According to the paper, the majority of advisers are still distributors of financial product because there has been no fundamental change or improvement to the industry’s culture and practises in the last 20 years, despite numerous parliamentary inquiries and reforms. “In the aftermath a several recent advice scandals, it’s clear culture isn’t a passing fad,” Stackpool said.

“Culture is a fundamental driver of behaviour and trusted advice which is why the latest round of government reforms won’t propel the industry forward or lead to better client outcomes. Risk commissions, volume rebates, complex buyer of last resort arrangements, and other incentives including discounted bank fees, lower insurance premiums, transition payments, discounted licensing and dealer services, and free tickets to major sporting events still exist, which perpetuate a culture of selling and not of professional, objective advice.”

While quality, client-centred advice was flourishing in parts of the industry, Dan Miles, managing director of Innova Asset Management, said a deeper public understanding of the financial planning process, and what financial advisers did and didn’t do, was required in order to help consumers more easily identify rogue advisers.

The report also called for a clear separation between financial advisers and product distributors by labelling anyone who is paid based on the sale of a product or who ties the value of their business valuation to a product manufacturer’s BOLR contract to be called a product provider.

“The new generation of professionals are reinventing the advice process so it isn’t linked to product but is purely about uncovering a client’s true goals and objectives, showing them what’s realistically achievable given their situation, what they need to do to achieve their goals, how to manage risk, and keep them on track over the long-term to maximise the chances of success,” Dan Miles said.
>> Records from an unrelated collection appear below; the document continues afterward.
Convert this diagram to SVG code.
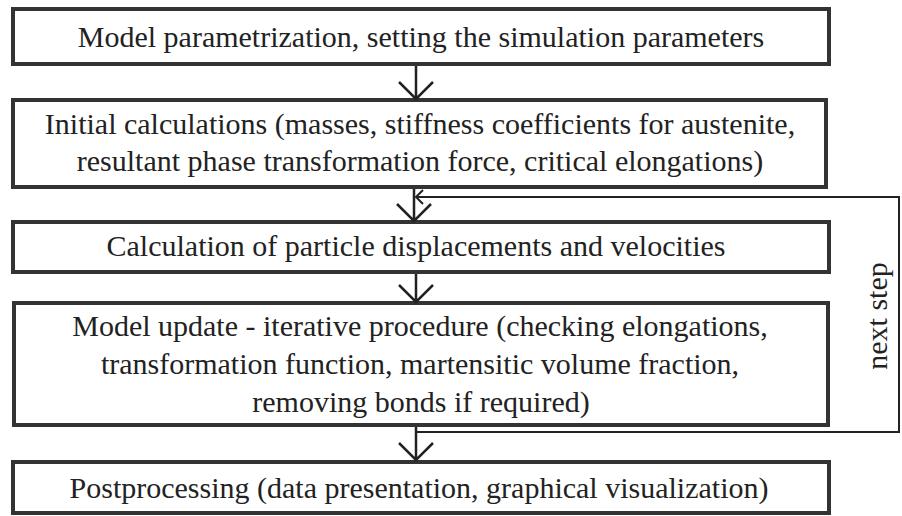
<svg xmlns="http://www.w3.org/2000/svg" width="902" height="516" viewBox="0 0 902 516">
<style>
.box{fill:#fff;stroke:#333;stroke-width:4}
.t{font-family:"Liberation Serif","Times New Roman",serif;font-size:30px;fill:#222;text-anchor:middle}
.c{fill:none;stroke:#222;stroke-width:2.5}
.fb{fill:none;stroke:#222;stroke-width:2}
</style>
<rect width="902" height="516" fill="#fff"/>
<g id="n1"><rect class="box" x="13" y="9" width="816" height="55"/><text class="t" x="421" y="47">Model parametrization, setting the simulation parameters</text></g>
<g id="n2"><rect class="box" x="13" y="100" width="813" height="87"/><text class="t" x="420" y="134">Initial calculations (masses, stiffness coefficients for austenite,</text><text class="t" x="420" y="171">resultant phase transformation force, critical elongations)</text></g>
<g id="n3"><rect class="box" x="13" y="222" width="816" height="50"/><text class="t" x="416" y="256">Calculation of particle displacements and velocities</text></g>
<g id="n4"><rect class="box" x="14" y="303" width="814" height="122"/><text class="t" x="420" y="336">Model update - iterative procedure (checking elongations,</text><text class="t" x="420" y="374">transformation function, martensitic volume fraction,</text><text class="t" x="421" y="412">removing bonds if required)</text></g>
<g id="n5"><rect class="box" x="13" y="462" width="816" height="51"/><text class="t" x="419" y="498">Postprocessing (data presentation, graphical visualization)</text></g>
<g id="connectors">
<path class="c" d="M416 66V99M399 82L416 99L433 82"/>
<path class="c" d="M414 189V221M397 204L414 221L431 204"/>
<path class="c" d="M416 274V302M399 285L416 302L433 285"/>
<path class="c" d="M416 427V460M399 443L416 460L433 443"/>
<path class="fb" d="M416 432H899V197H416M423 190L416 197L423 204"/>
</g>
<text class="t" transform="translate(887 316) rotate(-90)">next step</text>
</svg>
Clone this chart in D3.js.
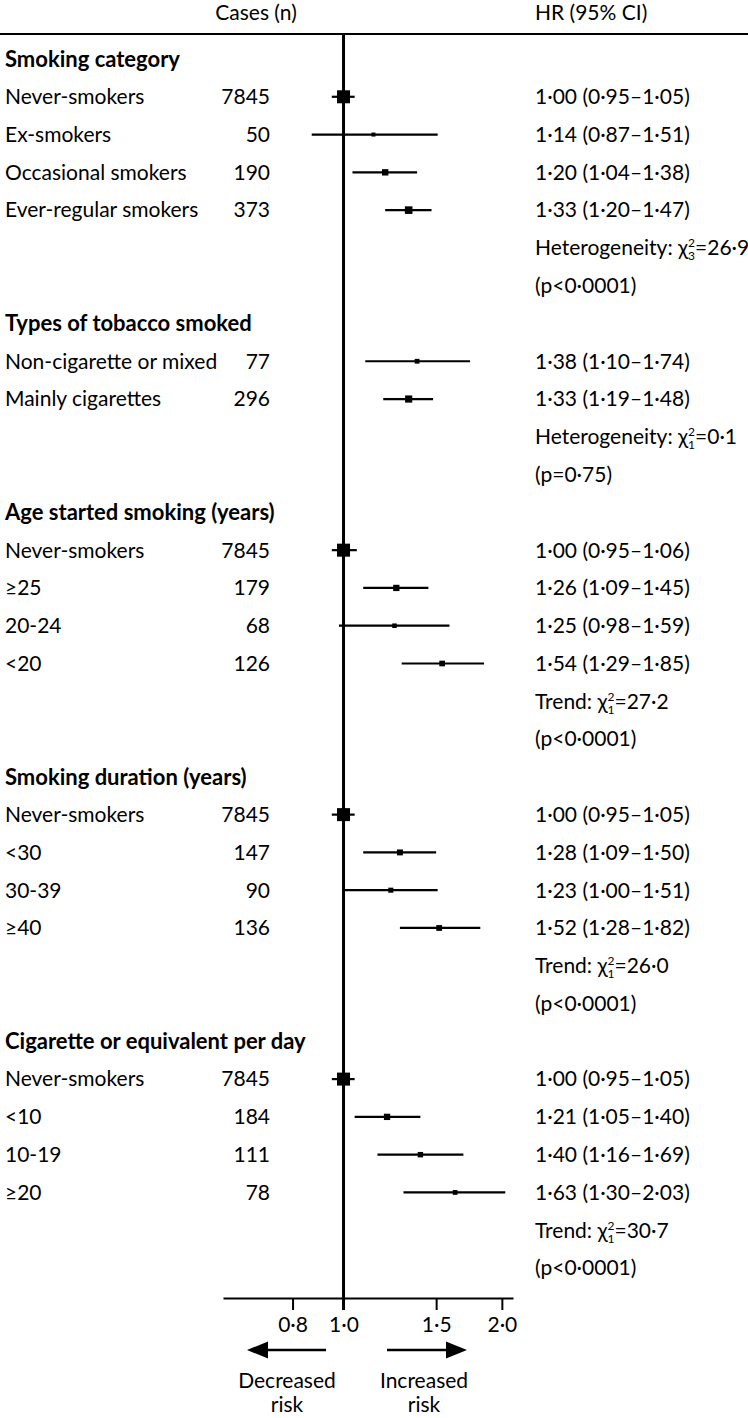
<!DOCTYPE html>
<html lang="en">
<head>
<meta charset="UTF-8">
<title>Smoking and risk: hazard ratios</title>
<style>
  body { margin: 0; background: #fff; }
  svg text { font-family: Lato, "Open Sans", sans-serif; fill: #000; }
</style>
<script src="https://d3js.org/d3.v7.min.js"></script>
</head>
<body>
<div id="chart"></div>
<script>
// data
const groupNames = ["Smoking category", "Types of tobacco smoked", "Age started smoking (years)",
                    "Smoking duration (years)", "Cigarette or equivalent per day"];
const groupLabels = [
  ["Never-smokers", "Ex-smokers", "Occasional smokers", "Ever-regular smokers"],
  ["Non-cigarette or mixed", "Mainly cigarettes"],
  ["Never-smokers", "≥25", "20-24", "<20"],
  ["Never-smokers", "<30", "30-39", "≥40"],
  ["Never-smokers", "<10", "10-19", "≥20"]
];
const groupCases = [[7845, 50, 190, 373], [77, 296], [7845, 179, 68, 126], [7845, 147, 90, 136], [7845, 184, 111, 78]];
const groupHR = [[1.00, 1.14, 1.20, 1.33], [1.38, 1.33], [1.00, 1.26, 1.25, 1.54], [1.00, 1.28, 1.23, 1.52], [1.00, 1.21, 1.40, 1.63]];
const groupLo = [[0.95, 0.87, 1.04, 1.20], [1.10, 1.19], [0.95, 1.09, 0.98, 1.29], [0.95, 1.09, 1.00, 1.28], [0.95, 1.05, 1.16, 1.30]];
const groupHi = [[1.05, 1.51, 1.38, 1.47], [1.74, 1.48], [1.06, 1.45, 1.59, 1.85], [1.05, 1.50, 1.51, 1.82], [1.05, 1.40, 1.69, 2.03]];
const testNames = ["Heterogeneity", "Heterogeneity", "Trend", "Trend", "Trend"];
const testDf = [3, 1, 1, 1, 1];
const testChi = ["26·9", "0·1", "27·2", "26·0", "30·7"];
const testP = ["p<0·0001", "p=0·75", "p<0·0001", "p<0·0001", "p<0·0001"];
const tickValues = [0.8, 1.0, 1.5, 2.0];

const width = 748, height = 1418;
const fs = 21;

const svg = d3.select("#chart").append("svg")
    .attr("width", width)
    .attr("height", height);

// flatten into one list of rows
const rows = [];
groupNames.forEach((g, i) => {
  rows.push({ type: "head", text: g });
  groupLabels[i].forEach((lab, j) => rows.push({
    type: "item", text: lab, n: groupCases[i][j],
    hr: groupHR[i][j], lo: groupLo[i][j], hi: groupHi[i][j]
  }));
  rows.push({ type: "test", g: i });
  rows.push({ type: "p", g: i });
});

const y = d3.scalePoint().domain(d3.range(rows.length)).range([59, 1268]);
const x = d3.scaleLog().domain([0.59, 2.1]).range([223, 513]);
const size = d3.scaleLog().domain([50, 7845]).range([4, 13]);
const dot = v => d3.format(".2f")(v).replace(".", "·");

const axisY = 1298;

// header
svg.append("text").attr("x", 256).attr("y", 20).attr("text-anchor", "middle")
  .attr("font-size", fs).text("Cases (n)");
svg.append("text").attr("x", 535).attr("y", 20)
  .attr("font-size", fs).text("HR (95% CI)");
svg.append("line").attr("x1", 0).attr("x2", width).attr("y1", 34).attr("y2", 34)
  .attr("stroke", "#000").attr("stroke-width", 2);

// reference line at HR = 1
svg.append("line").attr("x1", x(1)).attr("x2", x(1)).attr("y1", 34).attr("y2", axisY + 12)
  .attr("stroke", "#000").attr("stroke-width", 3);

// axis
const axis = svg.append("g").attr("transform", `translate(0,${axisY})`)
  .call(d3.axisBottom(x).tickValues(tickValues).tickSize(12).tickSizeOuter(0).tickPadding(7)
    .tickFormat(d => d3.format(".1f")(d).replace(".", "·")));
axis.select(".domain").attr("stroke-width", 2);
axis.selectAll(".tick line").attr("stroke-width", 2);
axis.selectAll(".tick text").attr("font-size", fs).attr("font-family", null);

// row text
const rowG = svg.append("g");
rows.forEach((r, i) => {
  const yy = y(i);
  if (r.type === "head") {
    rowG.append("text").attr("x", 5).attr("y", yy).attr("dy", "0.35em")
      .attr("font-size", 22).attr("font-weight", "bold").text(r.text);
  } else if (r.type === "item") {
    rowG.append("text").attr("x", 5).attr("y", yy).attr("dy", "0.35em")
      .attr("font-size", fs).text(r.text);
    rowG.append("text").attr("x", 270).attr("y", yy).attr("dy", "0.35em")
      .attr("text-anchor", "end").attr("font-size", fs).text(r.n);
    rowG.append("text").attr("x", 535).attr("y", yy).attr("dy", "0.35em")
      .attr("font-size", fs).text(`${dot(r.hr)} (${dot(r.lo)}–${dot(r.hi)})`);
  } else if (r.type === "test") {
    const t = rowG.append("text").attr("x", 535).attr("y", yy).attr("dy", "0.35em")
      .attr("font-size", fs);
    t.append("tspan").text(testNames[r.g] + ": χ");
    t.append("tspan").attr("font-size", 12).attr("dy", -8).text("2");
    t.append("tspan").attr("font-size", 12).attr("dx", -7).attr("dy", 13).text(testDf[r.g]);
    t.append("tspan").attr("dy", -5).text("=" + testChi[r.g]);
  } else {
    rowG.append("text").attr("x", 535).attr("y", yy).attr("dy", "0.35em")
      .attr("font-size", fs).text(`(${testP[r.g]})`);
  }
});

// confidence intervals and point estimates
const items = rows.map((r, i) => ({ ...r, i })).filter(r => r.type === "item");
svg.append("g").selectAll("line").data(items).join("line")
  .attr("x1", d => x(d.lo)).attr("x2", d => x(d.hi))
  .attr("y1", d => y(d.i)).attr("y2", d => y(d.i))
  .attr("stroke", "#000").attr("stroke-width", 2.2);
svg.append("g").selectAll("rect").data(items).join("rect")
  .attr("x", d => x(d.hr) - size(d.n) / 2).attr("y", d => y(d.i) - size(d.n) / 2)
  .attr("width", d => size(d.n)).attr("height", d => size(d.n))
  .attr("fill", "#000");

// direction arrows
const arrowY = 1350;
const arrows = [
  { from: 326, to: 247, label: ["Decreased", "risk"], cx: 287 },
  { from: 387, to: 467, label: ["Increased", "risk"], cx: 424 }
];
arrows.forEach(a => {
  const dir = a.to > a.from ? 1 : -1;
  svg.append("line").attr("x1", a.from).attr("x2", a.to - dir * 10)
    .attr("y1", arrowY).attr("y2", arrowY).attr("stroke", "#000").attr("stroke-width", 2.5);
  svg.append("path")
    .attr("d", `M${a.to},${arrowY} L${a.to - dir * 21},${arrowY - 8.5} L${a.to - dir * 21},${arrowY + 8.5} Z`)
    .attr("fill", "#000");
  a.label.forEach((s, k) => {
    svg.append("text").attr("x", a.cx).attr("y", 1388 + k * 24).attr("text-anchor", "middle")
      .attr("font-size", fs).text(s);
  });
});
</script>
</body>
</html>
The new paper, which is a follow-up to the controversial ‘The sky is falling’ paper, concludes by detailing how the industry can earn the trust of consumers.

In addition to being more transparent and spearheading sensible reforms, Ray Miles, executive chairman of Fortnum Financial Group, said the advice industry needed to focus solely on solving the client’s problems, and in doing so, would ultimately solve its own.

“Trust will happen, or begin to return if you believe we ever had it, when clients believe that financial planners are working in their best interests and the industry is structured to protect them, and it isn’t right now,” he said.